**WORK TO BE COMPLETED:**
Leave out all pictures. Return exactly the lines from the top of the material through the line containing "const sectionTitle = 'Unit".

== == ==

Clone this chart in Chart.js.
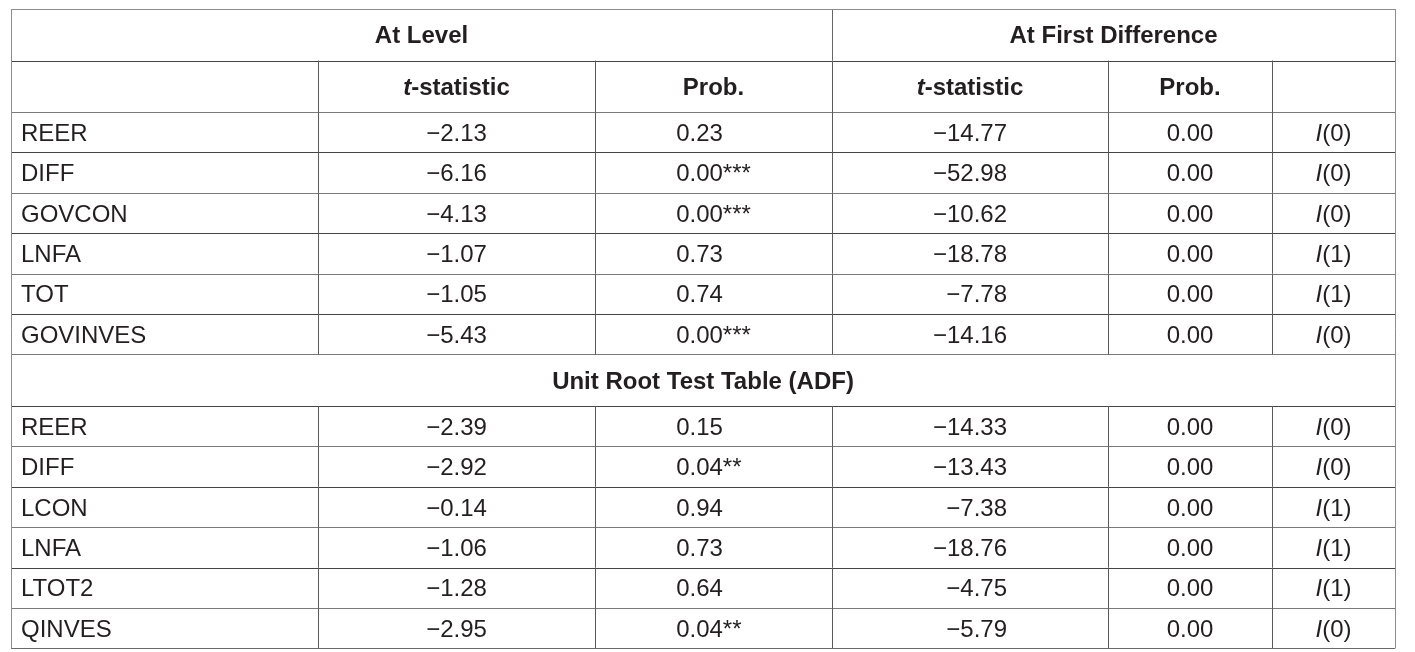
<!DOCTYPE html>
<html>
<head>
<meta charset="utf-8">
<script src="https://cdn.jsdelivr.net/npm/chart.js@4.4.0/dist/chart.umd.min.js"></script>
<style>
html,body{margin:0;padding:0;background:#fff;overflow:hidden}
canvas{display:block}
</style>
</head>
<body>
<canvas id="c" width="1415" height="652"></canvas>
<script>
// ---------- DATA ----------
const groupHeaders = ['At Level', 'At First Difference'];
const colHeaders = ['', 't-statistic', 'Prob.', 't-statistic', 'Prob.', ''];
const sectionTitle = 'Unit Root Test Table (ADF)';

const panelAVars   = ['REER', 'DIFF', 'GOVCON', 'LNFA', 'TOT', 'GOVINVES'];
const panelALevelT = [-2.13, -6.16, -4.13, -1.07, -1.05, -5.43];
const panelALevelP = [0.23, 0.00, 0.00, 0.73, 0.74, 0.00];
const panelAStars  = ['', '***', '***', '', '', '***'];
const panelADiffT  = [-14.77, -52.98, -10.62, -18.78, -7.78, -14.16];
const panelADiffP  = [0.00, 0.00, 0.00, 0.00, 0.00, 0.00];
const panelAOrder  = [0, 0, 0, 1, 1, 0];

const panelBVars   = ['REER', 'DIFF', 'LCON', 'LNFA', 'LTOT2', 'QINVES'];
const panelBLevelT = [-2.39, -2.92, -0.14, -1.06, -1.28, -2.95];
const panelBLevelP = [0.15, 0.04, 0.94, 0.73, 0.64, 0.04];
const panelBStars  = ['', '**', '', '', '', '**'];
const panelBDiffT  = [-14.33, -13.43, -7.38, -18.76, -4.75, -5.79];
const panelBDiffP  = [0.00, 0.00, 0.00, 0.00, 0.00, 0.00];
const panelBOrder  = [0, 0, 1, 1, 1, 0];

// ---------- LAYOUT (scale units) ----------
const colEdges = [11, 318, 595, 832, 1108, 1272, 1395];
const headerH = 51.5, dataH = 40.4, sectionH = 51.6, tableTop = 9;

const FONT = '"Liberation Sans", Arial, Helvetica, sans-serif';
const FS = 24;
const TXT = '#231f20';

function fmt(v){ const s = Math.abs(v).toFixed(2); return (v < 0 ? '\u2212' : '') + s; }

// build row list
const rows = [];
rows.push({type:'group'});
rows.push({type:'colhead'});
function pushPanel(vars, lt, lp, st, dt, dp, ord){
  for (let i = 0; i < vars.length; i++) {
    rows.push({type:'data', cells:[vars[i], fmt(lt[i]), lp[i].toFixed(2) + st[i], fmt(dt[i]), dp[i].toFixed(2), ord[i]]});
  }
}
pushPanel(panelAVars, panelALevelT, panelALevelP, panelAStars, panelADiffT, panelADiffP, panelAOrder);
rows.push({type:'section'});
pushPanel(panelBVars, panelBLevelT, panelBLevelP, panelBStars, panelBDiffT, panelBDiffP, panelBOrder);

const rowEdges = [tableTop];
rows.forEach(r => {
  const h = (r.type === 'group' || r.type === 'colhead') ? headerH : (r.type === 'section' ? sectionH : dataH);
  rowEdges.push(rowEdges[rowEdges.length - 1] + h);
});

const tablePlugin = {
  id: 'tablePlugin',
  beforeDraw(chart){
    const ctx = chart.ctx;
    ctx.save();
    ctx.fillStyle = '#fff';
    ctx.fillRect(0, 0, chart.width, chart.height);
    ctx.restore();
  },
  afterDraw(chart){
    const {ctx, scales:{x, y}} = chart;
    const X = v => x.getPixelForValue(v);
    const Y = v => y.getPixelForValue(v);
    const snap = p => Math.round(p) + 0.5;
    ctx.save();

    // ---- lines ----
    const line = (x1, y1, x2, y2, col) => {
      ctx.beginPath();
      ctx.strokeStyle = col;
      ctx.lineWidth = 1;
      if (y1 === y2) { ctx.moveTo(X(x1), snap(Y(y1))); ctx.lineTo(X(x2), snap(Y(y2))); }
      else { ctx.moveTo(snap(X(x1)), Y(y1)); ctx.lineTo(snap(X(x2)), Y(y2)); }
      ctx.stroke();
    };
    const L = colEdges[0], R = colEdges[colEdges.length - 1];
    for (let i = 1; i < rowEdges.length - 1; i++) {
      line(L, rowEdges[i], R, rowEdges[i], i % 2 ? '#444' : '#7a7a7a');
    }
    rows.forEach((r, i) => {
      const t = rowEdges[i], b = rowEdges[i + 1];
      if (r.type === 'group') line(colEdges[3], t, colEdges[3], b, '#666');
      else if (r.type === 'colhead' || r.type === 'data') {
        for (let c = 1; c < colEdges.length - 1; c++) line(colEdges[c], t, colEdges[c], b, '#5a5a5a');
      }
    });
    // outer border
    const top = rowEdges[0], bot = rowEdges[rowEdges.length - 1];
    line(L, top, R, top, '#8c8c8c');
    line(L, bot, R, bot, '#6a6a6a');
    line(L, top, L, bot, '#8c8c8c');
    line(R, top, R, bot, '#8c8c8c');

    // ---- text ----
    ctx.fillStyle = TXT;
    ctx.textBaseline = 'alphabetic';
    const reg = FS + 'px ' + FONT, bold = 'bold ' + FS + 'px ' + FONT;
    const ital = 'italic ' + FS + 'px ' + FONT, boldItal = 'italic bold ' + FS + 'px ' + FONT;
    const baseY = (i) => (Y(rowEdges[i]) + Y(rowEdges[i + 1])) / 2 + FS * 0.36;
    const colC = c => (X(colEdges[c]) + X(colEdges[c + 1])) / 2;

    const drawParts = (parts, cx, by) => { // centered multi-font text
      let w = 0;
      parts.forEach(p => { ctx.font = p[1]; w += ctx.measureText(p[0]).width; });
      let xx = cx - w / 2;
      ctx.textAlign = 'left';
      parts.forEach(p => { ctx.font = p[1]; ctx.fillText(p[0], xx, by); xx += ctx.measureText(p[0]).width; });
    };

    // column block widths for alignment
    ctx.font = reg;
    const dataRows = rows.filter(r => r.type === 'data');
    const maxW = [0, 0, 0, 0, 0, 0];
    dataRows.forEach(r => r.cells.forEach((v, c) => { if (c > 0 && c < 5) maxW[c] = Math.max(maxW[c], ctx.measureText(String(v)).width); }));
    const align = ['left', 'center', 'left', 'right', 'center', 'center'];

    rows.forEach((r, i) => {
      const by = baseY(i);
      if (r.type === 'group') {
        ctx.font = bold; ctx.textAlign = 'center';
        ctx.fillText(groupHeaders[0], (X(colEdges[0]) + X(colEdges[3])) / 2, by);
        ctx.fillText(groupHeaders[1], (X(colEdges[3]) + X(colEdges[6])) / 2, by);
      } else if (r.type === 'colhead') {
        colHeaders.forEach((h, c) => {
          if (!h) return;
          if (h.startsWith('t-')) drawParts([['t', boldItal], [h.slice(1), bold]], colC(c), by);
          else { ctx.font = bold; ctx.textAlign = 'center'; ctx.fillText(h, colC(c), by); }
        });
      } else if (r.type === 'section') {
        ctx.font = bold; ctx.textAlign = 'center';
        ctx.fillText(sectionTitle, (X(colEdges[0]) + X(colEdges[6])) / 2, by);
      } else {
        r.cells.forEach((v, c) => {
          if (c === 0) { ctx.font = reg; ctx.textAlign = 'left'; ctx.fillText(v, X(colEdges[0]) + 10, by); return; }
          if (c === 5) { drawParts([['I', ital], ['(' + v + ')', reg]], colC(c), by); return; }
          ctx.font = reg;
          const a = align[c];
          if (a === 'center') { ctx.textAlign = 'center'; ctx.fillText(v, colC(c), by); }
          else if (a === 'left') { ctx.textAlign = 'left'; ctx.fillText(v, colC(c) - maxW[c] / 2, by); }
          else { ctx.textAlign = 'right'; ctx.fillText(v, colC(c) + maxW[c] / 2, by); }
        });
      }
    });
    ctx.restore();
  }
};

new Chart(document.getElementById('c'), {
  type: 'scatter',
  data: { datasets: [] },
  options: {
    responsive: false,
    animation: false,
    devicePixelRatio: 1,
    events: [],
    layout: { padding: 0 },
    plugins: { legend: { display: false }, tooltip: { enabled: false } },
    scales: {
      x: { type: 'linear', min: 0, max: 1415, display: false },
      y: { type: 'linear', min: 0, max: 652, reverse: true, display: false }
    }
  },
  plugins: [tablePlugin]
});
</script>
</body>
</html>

== == ==

**WRITTEN RESPONSE:**
Clone this chart in Chart.js.
<!DOCTYPE html>
<html>
<head>
<meta charset="utf-8">
<script src="https://cdn.jsdelivr.net/npm/chart.js@4.4.0/dist/chart.umd.min.js"></script>
<style>
html,body{margin:0;padding:0;background:#fff;overflow:hidden}
canvas{display:block}
</style>
</head>
<body>
<canvas id="c" width="1415" height="652"></canvas>
<script>
// ---------- DATA ----------
const groupHeaders = ['At Level', 'At First Difference'];
const colHeaders = ['', 't-statistic', 'Prob.', 't-statistic', 'Prob.', ''];
const sectionTitle = 'Unit Root Test Table (ADF)';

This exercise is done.